In the U.S. there are two groups concerned with the conduct of tarot readers. The Tarot Certification Board of America, which posts a Client Bill of Rights, and the American Tarot Association, which promotes a Code of Ethics. The TCBA’s Bill of Rights states, among other things, that as a client you are entitled to confidentiality; that readers are not qualified to give medical, financial, or legal advice (except if they’re doctors, financial advisors, or attorneys); that readers are not qualified to predict the future; and that they’re not qualified to make decisions for you.
The ATA believes that “Ethical Tarot readers are people who help others better hear their own inner guides.” And they reiterate the TCBA’s Bill of Rights, making the additional point that if readers happen to be doctors, financial advisors, or attorneys, they will “clearly differentiate between the tarot reading and any professional advice additionally provided.”
While there was an extant Association of Tarot Readers in 1964, the TCBA wasn’t formed until 2002. In any case, I doubt the witch in Galilee was a member of any professional group. She was probably a rogue reader, in that she didn’t charge for her services and only read for friends and guests in her home. I’m not sure if she offered our futures as a politeness, the way you’d offer an extra piece of coffee cake, or if she wanted to mess with us. Clearly she overstepped her bounds with Wendy on the “predicting the future” issue. If I were Wendy, I’d start watching for falling pianos on my 84th birthday.
The witch was on target with me in the “helping others better hear their own inner guides” category. But what are the repercussions of telling a 19 year-old she is one thing or another? Most tarot sessions start with a question: the seeker, or client, winnows away her world until the yearning is laid bare. Will I be happy in romance? Is my career on the right track? Should I get a puppy?
The Witch and the Poet: Part 2
November 22, 2012 | by Pamela Petro
The story so far: the author and a friend visit a local witch for an assignment and, unexpectedly, the witch informs Pamela that her destiny is to be a poet.
Things went downhill pretty quickly after our visit to the witch. I wrote the story for our college paper and naively sent it to the witch for verification. Trying to imitate the brutal truthiness of the New Journalists I was reading, I’d described her as “somewhere between middle aged plump and any age fat.” I didn’t expect she’d be pleased, but I did believe that Truth was inescapable and we all had to accept it, in print or in the mirror. The witch didn’t see it that way. Eschewing magic, she threatened to call down a different but equally powerful set of spells on me—the legal kind. She said she’d sue my ass if I ever printed a word of it.

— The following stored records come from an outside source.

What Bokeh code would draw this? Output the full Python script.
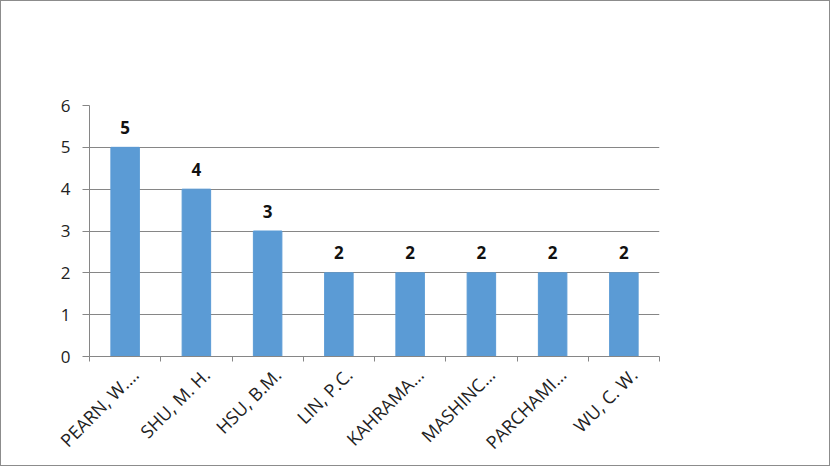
from bokeh.plotting import figure
from bokeh.models import Range1d, LinearAxis, FixedTicker, SingleIntervalTicker, ColumnDataSource
from bokeh.core.properties import value
from bokeh.embed import file_html
from bokeh.resources import INLINE
import math

authors = ["PEARN, W.…", "SHU, M. H.", "HSU, B.M.", "LIN, P.C.", "KAHRAMA…", "MASHINC…", "PARCHAMI…", "WU, C. W."]
counts = [5, 4, 3, 2, 2, 2, 2, 2]
y_max = 6

FONT = "Open Sans"
GREY = "#868686"
BAR = "#5B9BD5"
LABEL_SHIFT = 0.14  # horizontal nudge of rotated labels (style)

n = len(authors)
centers = [i + 0.5 for i in range(n)]
src = ColumnDataSource(data=dict(x=centers, y=counts, lab=[str(v) for v in counts]))

p = figure(width=830, height=466, output_backend="svg", toolbar_location=None,
           x_range=Range1d(0, n), y_range=Range1d(0, y_max),
           x_axis_location=None, y_axis_location=None,
           min_border_left=88, min_border_top=104, min_border_right=172, min_border_bottom=111)
p.styles = {"border": "1px solid #8c8c8c", "box-sizing": "border-box"}
p.outline_line_color = None
p.background_fill_color = "white"
p.border_fill_color = "white"

p.vbar(x="x", top="y", width=0.4, color=BAR, source=src)
p.text(x="x", y="y", text="lab", source=src, text_align="center", text_baseline="alphabetic",
       y_offset=-20, text_font=value(FONT), text_font_style="bold", text_font_size="17px", text_color="#111")

# y axis
yax = LinearAxis(ticker=SingleIntervalTicker(interval=1))
yax.axis_line_color = GREY
yax.major_tick_line_color = GREY
yax.major_tick_out = 7
yax.major_tick_in = 0
yax.minor_tick_line_color = None
yax.major_label_text_font = FONT
yax.major_label_text_font_size = "17px"
yax.major_label_text_color = "#222"
yax.major_label_standoff = 12
p.add_layout(yax, "left")

# x tick marks at category boundaries
tax = LinearAxis(ticker=FixedTicker(ticks=list(range(n + 1))))
tax.axis_line_color = GREY
tax.major_tick_line_color = GREY
tax.major_tick_out = 5
tax.major_tick_in = 0
tax.minor_tick_line_color = None
tax.major_label_text_font_size = "1px"
tax.major_label_text_color = None
tax.major_label_standoff = 0
p.add_layout(tax, "below")

# category labels
cax = LinearAxis(ticker=FixedTicker(ticks=[c + LABEL_SHIFT for c in centers]))
cax.major_label_overrides = {c + LABEL_SHIFT: a for c, a in zip(centers, authors)}
cax.axis_line_color = None
cax.major_tick_line_color = None
cax.major_tick_out = 0
cax.minor_tick_line_color = None
cax.major_label_orientation = math.pi / 4
cax.major_label_text_font = FONT
cax.major_label_text_font_size = "18px"
cax.major_label_text_color = "#222"
cax.major_label_standoff = 10
p.add_layout(cax, "below")

p.ygrid.grid_line_color = GREY
p.xgrid.grid_line_color = None
for g in p.ygrid:
    g.ticker = yax.ticker

open("out.html", "w").write(file_html(p, INLINE))
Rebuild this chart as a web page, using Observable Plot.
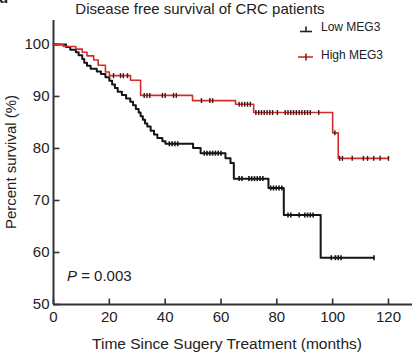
<!DOCTYPE html>
<html><head><meta charset="utf-8">
<script src="https://cdn.jsdelivr.net/npm/d3@7"></script>
<script src="https://cdn.jsdelivr.net/npm/@observablehq/plot@0.6"></script>
<style>
html,body{margin:0;padding:0;background:#fff;}
#wrap{position:relative;width:412px;height:364px;overflow:hidden;font-family:"Liberation Sans",Arial,sans-serif;color:#222;}
#chart{position:absolute;left:0;top:0;}
.abs{position:absolute;white-space:nowrap;line-height:1.15;}
</style></head>
<body>
<div id="wrap">
  <div id="chart"></div>
  <div class="abs" style="left:-1px;top:-11px;font-size:15px;font-weight:bold;">d</div>
  <div class="abs" id="title" style="left:0;width:400px;text-align:center;top:0px;font-size:15px;">Disease free survival of CRC patients</div>
  <div class="abs" id="ylab" style="left:11px;top:162px;font-size:15px;transform:translate(-50%,-50%) rotate(-90deg);">Percent survival (%)</div>
  <div class="abs" id="xlab" style="left:227px;top:335px;font-size:15.5px;transform:translateX(-50%);">Time Since Sugery Treatment (months)</div>
  <div class="abs" id="pval" style="left:67px;top:267px;font-size:15px;"><i>P</i> = 0.003</div>
  <div class="abs" style="left:298px;top:21px;">
    <svg width="18" height="14" style="position:absolute;left:0;top:0"><line x1="2" x2="14" y1="10.5" y2="10.5" stroke="#222" stroke-width="1.6"/><line x1="8" x2="8" y1="5.5" y2="10.5" stroke="#222" stroke-width="1.6"/></svg>
    <span style="position:absolute;left:23px;top:0;font-size:12px;">Low MEG3</span>
  </div>
  <div class="abs" style="left:298px;top:49px;">
    <svg width="18" height="14" style="position:absolute;left:0;top:0"><line x1="0" x2="15" y1="8" y2="8" stroke="#d42b2b" stroke-width="1.6"/><line x1="8" x2="8" y1="4.5" y2="11.5" stroke="#8a2020" stroke-width="1.6"/></svg>
    <span style="position:absolute;left:23px;top:0;font-size:12px;">High MEG3</span>
  </div>
</div>
<script>
// Low MEG3: event times and survival (%) after each step
const lowTimes = [0, 4.5, 6, 8, 9, 10.3, 11, 12, 13.3, 15.5, 17, 18.6, 20, 21, 22, 23, 24.5, 26, 27.5, 28.5, 29.5, 30.5, 31.2, 32, 32.8, 33.6, 34.8, 36, 37.2, 39, 40.1, 50, 52.7, 61.6, 63.4, 64.6, 77, 82.5, 95.7];
const lowSurv  = [100, 99.5, 99.0, 98.5, 97.9, 97.2, 96.5, 95.9, 95.3, 94.8, 94.3, 93.7, 93.0, 92.3, 91.6, 90.9, 90.3, 89.6, 89.0, 88.3, 87.6, 86.9, 86.2, 85.5, 84.8, 84.2, 83.4, 82.7, 82.0, 81.4, 80.9, 80.1, 79.1, 78.1, 77.2, 74.2, 72.4, 67.2, 59.0];
const lowEnd = 114.8;
const lowCensor = [41.5, 42.5, 43.5, 44.5, 54, 55, 56, 57, 58, 59, 60, 66.5, 67.5, 70, 71, 72, 73, 74, 75, 77.8, 78.8, 79.8, 80.8, 81.8, 84, 85, 88, 90, 91, 92, 93, 99.5, 101, 102, 103, 114.8];

// High MEG3
const highTimes = [0, 3.5, 8, 10.3, 12, 14.4, 16, 18.6, 20, 27.6, 31.2, 49.8, 65.2, 71.7, 100, 102];
const highSurv  = [100, 99.6, 99.1, 98.5, 97.8, 97.0, 96.0, 94.7, 94.0, 93.1, 90.2, 89.2, 88.5, 86.9, 83.0, 78.1];
const highEnd = 120;
const highCensor = [21.5, 24, 25, 26.5, 32.5, 33.5, 34.5, 39, 40, 43, 44, 53, 56, 57, 66.5, 67.5, 68.5, 69.5, 70.5, 72.5, 73.5, 74.5, 75.5, 76.5, 77.5, 78.5, 80.2, 83, 84, 85, 86, 87, 88, 89, 90, 91, 92, 95, 100.8, 102.5, 103.5, 107, 111, 112.5, 114.7, 117, 120];

const xTicks = [0, 20, 40, 60, 80, 100, 120];
const yTicks = [50, 60, 70, 80, 90, 100];

function steps(times, surv, end) {
  const pts = times.map((t, i) => ({t, s: surv[i]}));
  pts.push({t: end, s: surv[surv.length - 1]});
  return pts;
}
function censorPts(times, surv, cens) {
  return cens.map(c => {
    const i = d3.bisectRight(times, c) - 1;
    return {t: c, s: surv[Math.max(0, i)]};
  });
}
const lowLine = steps(lowTimes, lowSurv, lowEnd);
const highLine = steps(highTimes, highSurv, highEnd);
const lowC = censorPts(lowTimes, lowSurv, lowCensor);
const highC = censorPts(highTimes, highSurv, highCensor);

const vtick = {draw(ctx) { ctx.moveTo(0, -2.5); ctx.lineTo(0, 2.5); }};
const tickUp = {draw(ctx) { ctx.moveTo(0, 0); ctx.lineTo(0, -6); }};
const tickRight = {draw(ctx) { ctx.moveTo(0, 0); ctx.lineTo(6, 0); }};

const axisColor = "#333";
const chart = Plot.plot({
  width: 412, height: 364,
  marginLeft: 53, marginRight: 0, marginTop: 20, marginBottom: 60,
  x: {domain: [0, 128.6]},
  y: {domain: [50, 104.6]},
  style: {fontFamily: '"Liberation Sans", Arial, sans-serif', fontSize: "15px", color: "#222", background: "transparent"},
  marks: [
    Plot.axisX({ticks: xTicks, tickSize: 0, tickPadding: 7, tickFormat: d => String(d), label: null, fontSize: 15}),
    Plot.axisY({ticks: yTicks, tickSize: 0, tickPadding: 4, tickFormat: d => String(d), label: null, fontSize: 15}),
    Plot.dot(xTicks, {x: d => d, y: () => 50, symbol: tickUp, stroke: axisColor, strokeWidth: 1.6, fill: "none"}),
    Plot.dot(yTicks, {x: () => 0, y: d => d, symbol: tickRight, stroke: axisColor, strokeWidth: 1.6, fill: "none"}),
    Plot.ruleX([0], {stroke: axisColor, strokeWidth: 2}),
    Plot.ruleY([50], {stroke: axisColor, strokeWidth: 2}),
    Plot.line(lowLine, {x: "t", y: "s", curve: "step-after", stroke: "#151515", strokeWidth: 2}),
    Plot.line(highLine, {x: "t", y: "s", curve: "step-after", stroke: "#d42b2b", strokeWidth: 1.6}),
    Plot.dot(lowC, {x: "t", y: "s", symbol: vtick, stroke: "#151515", strokeWidth: 1.6, fill: "none"}),
    Plot.dot(highC, {x: "t", y: "s", symbol: vtick, stroke: "#3a1a1a", strokeWidth: 1.4, fill: "none"})
  ]
});
document.getElementById("chart").appendChild(chart);
</script>
</body></html>
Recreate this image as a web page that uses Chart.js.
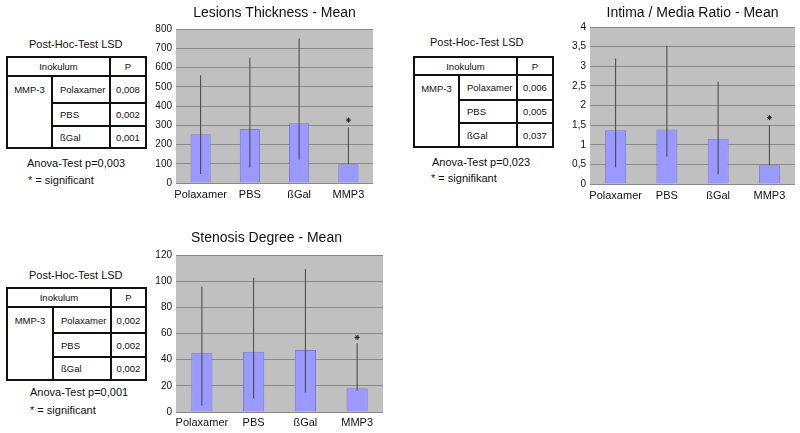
<!DOCTYPE html>
<html>
<head>
<meta charset="utf-8">
<script src="https://cdn.jsdelivr.net/npm/chart.js@4.4.0/dist/chart.umd.min.js"></script>
<style>
  body { margin: 0; width: 800px; height: 433px; position: relative; overflow: hidden; background: #fff;
         font-family: "Liberation Sans", Arial, sans-serif; color: #111; }
  canvas { position: absolute; }
  .lbl { position: absolute; font-size: 11px; line-height: 13px; white-space: nowrap; }
  table { position: absolute; border-collapse: collapse; table-layout: fixed; font-size: 9.5px; }
  td { border: 2px solid #111; padding: 0 0 0 7px; white-space: nowrap; overflow: hidden; }
  td.c { text-align: center; padding: 0; }
  td.top { vertical-align: top; padding-top: 7px; }
</style>
</head>
<body>
<canvas id="lesions" width="254" height="205" style="left:150px;top:0px"></canvas>
<canvas id="ratio" width="240" height="205" style="left:560px;top:0px"></canvas>
<canvas id="stenosis" width="240" height="218" style="left:150px;top:215px"></canvas>

<div class="lbl" style="left:29px;top:38px">Post-Hoc-Test LSD</div>
<div class="lbl" style="left:27px;top:157px">Anova-Test p=0,003</div>
<div class="lbl" style="left:28px;top:174px">* = significant</div>

<div class="lbl" style="left:430px;top:36px">Post-Hoc-Test LSD</div>
<div class="lbl" style="left:432px;top:156px">Anova-Test p=0,023</div>
<div class="lbl" style="left:431px;top:172px">* = signifikant</div>

<div class="lbl" style="left:29px;top:269px">Post-Hoc-Test LSD</div>
<div class="lbl" style="left:30px;top:386px">Anova-Test p=0,001</div>
<div class="lbl" style="left:30px;top:404px">* = significant</div>

<script>
var categories = ['Polaxamer', 'PBS', 'ßGal', 'MMP3'];

var lesionMean = [253, 280, 310, 97];
var lesionLow = [47, 80, 121, 97];
var lesionHigh = [560, 651, 751, 288];
var lesionStar = [null, null, null, 327];

var ratioMean = [1.37, 1.39, 1.15, 0.48];
var ratioLow = [0.42, 0.70, 0.25, 0.48];
var ratioHigh = [3.20, 3.52, 2.61, 1.50];
var ratioStar = [null, null, null, 1.69];

var stenosisMean = [45.3, 46.1, 47.4, 18.1];
var stenosisLow = [4.8, 10.4, 15.0, 16.5];
var stenosisHigh = [95.8, 102.7, 109.3, 52.5];
var stenosisStar = [null, null, null, 57];

var compareGroups = ['Polaxamer', 'PBS', 'ßGal'];
var lesionP = ['0,008', '0,002', '0,001'];
var ratioP = ['0,006', '0,005', '0,037'];
var stenosisP = ['0,002', '0,002', '0,002'];

var fontFamily = '"Liberation Sans", Arial, sans-serif';

// grey plot area like the old excel charts
var plotBg = {
    id: 'plotBg',
    beforeDraw: function(chart) {
        var a = chart.chartArea;
        chart.ctx.save();
        chart.ctx.fillStyle = '#c0c0c0';
        chart.ctx.fillRect(a.left, a.top, a.right - a.left, a.bottom - a.top);
        chart.ctx.restore();
    }
};

function drawChart(id, title, mean, low, high, star, yMax, yStep, box) {
    var ranges = low.map(function(l, i) { return [l, high[i]]; });
    return new Chart(document.getElementById(id), {
        type: 'bar',
        data: {
            labels: categories,
            datasets: [{
                type: 'line',
                data: star,
                showLine: false,
                pointStyle: 'star',
                pointRadius: 2.5,
                borderColor: '#222',
                borderWidth: 1,
                order: 0
            }, {
                data: ranges,
                backgroundColor: '#444',
                barThickness: 1,
                inflateAmount: 0,
                grouped: false,
                order: 1
            }, {
                data: mean,
                backgroundColor: '#9999ff',
                borderColor: '#7a7ad8',
                borderWidth: 1,
                categoryPercentage: 1,
                barPercentage: 0.41,
                grouped: false,
                order: 2
            }]
        },
        options: {
            responsive: false,
            animation: false,
            layout: { padding: { left: 0, right: box.padRight, top: 0, bottom: 0 } },
            scales: {
                x: {
                    grid: { display: false, drawTicks: false },
                    border: { display: false },
                    ticks: {
                        color: '#111',
                        padding: box.xPad,
                        maxRotation: 0,
                        autoSkip: false,
                        font: { family: fontFamily, size: 11 }
                    },
                    afterFit: function(s) { s.height = box.xH; }
                },
                y: {
                    min: 0,
                    max: yMax,
                    grid: { color: '#8a8a8a', drawTicks: false },
                    border: { display: false },
                    ticks: {
                        stepSize: yStep,
                        padding: 4,
                        color: '#111',
                        font: { family: fontFamily, size: 10 },
                        callback: function(v) { return String(v).replace('.', ','); }
                    },
                    afterFit: function(s) { s.width = box.yW; }
                }
            },
            plugins: {
                legend: { display: false },
                tooltip: { enabled: false },
                title: {
                    display: true,
                    text: title,
                    color: '#111',
                    fullSize: box.fullTitle,
                    font: { family: fontFamily, size: 14, weight: 'normal' },
                    padding: { top: box.tTop, bottom: box.tBottom }
                }
            }
        },
        plugins: [plotBg]
    });
}

function buildTable(left, top, colW, rowH, pVals) {
    var t = document.createElement('table');
    t.style.left = left + 'px';
    t.style.top = top + 'px';
    var html = '<colgroup>' + colW.map(function(w) { return '<col style="width:' + w + 'px">'; }).join('') + '</colgroup>';
    html += '<tr style="height:' + rowH[0] + 'px"><td class="c" colspan="2">Inokulum</td><td class="c">P</td></tr>';
    compareGroups.forEach(function(g, i) {
        html += '<tr style="height:' + rowH[i + 1] + 'px">';
        if (i === 0) html += '<td class="c top" rowspan="3">MMP-3</td>';
        html += '<td>' + g + '</td><td class="c">' + pVals[i] + '</td></tr>';
    });
    t.innerHTML = html;
    document.body.appendChild(t);
}

buildTable(6, 56, [45, 58, 36], [19, 27, 23, 22], lesionP);
buildTable(413, 56, [45, 58, 36], [18, 25, 23, 24], ratioP);
buildTable(6, 287, [46, 58, 35], [19, 26, 24, 23], stenosisP);

drawChart('lesions', 'Lesions Thickness - Mean', lesionMean, lesionLow, lesionHigh, lesionStar, 800, 100,
    { yW: 26, xH: 22, xPad: 5, padRight: 31, tTop: 4.6, tBottom: 7.6, fullTitle: false });
drawChart('ratio', 'Intima / Media Ratio - Mean', ratioMean, ratioLow, ratioHigh, ratioStar, 4, 0.5,
    { yW: 30, xH: 21, xPad: 5, padRight: 3, tTop: 4.6, tBottom: 5.6, fullTitle: false });
drawChart('stenosis', 'Stenosis Degree - Mean', stenosisMean, stenosisLow, stenosisHigh, stenosisStar, 120, 20,
    { yW: 26, xH: 21, xPad: 4, padRight: 7, tTop: 14.6, tBottom: 8.6, fullTitle: true });
</script>
</body>
</html>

I regret calling her fat. What a churlish thing to do. (How often does that word come up? It’s a good one, and a rare one, especially in memoir—especially if you use it about yourself.) I thought I needed to tell the truth as I saw it. It never occurred to me I could edit out the bits that might be hurtful.
I often wonder about the witch: what did she edit? Did she see the train wreck that would almost kill me seven years later, but think better of bringing it up and ruining my night? Maybe the cards aren’t that specific. Surely, though, a massive Amtrak wreck with sixteen dead and hundreds injured, a crushed jaw, broken ribs, and slashed lung and spleen would contribute to one of the “down” times ahead?
Did she see that I was gay? Again, alternative sexuality certainly brings its share of ups and downs, as she put it. But if that’s what she intuited, the witch didn’t call a spade a spade. Would she, like me, not have had the vocabulary to identify something she might have glimpsed in my future or in my soul? Or would she just call me a “poet,” in the way people used to say Oscar Wilde and his set were “artistic?” How far outside our own experience can we—dare we—tread when mapping the lives of others? Or did she exercise the judgment I lacked and edit out information that might have been too deterministic? Or too negative? Who can say how the witch’s socio-political belief system broke on the issue of homosexuality.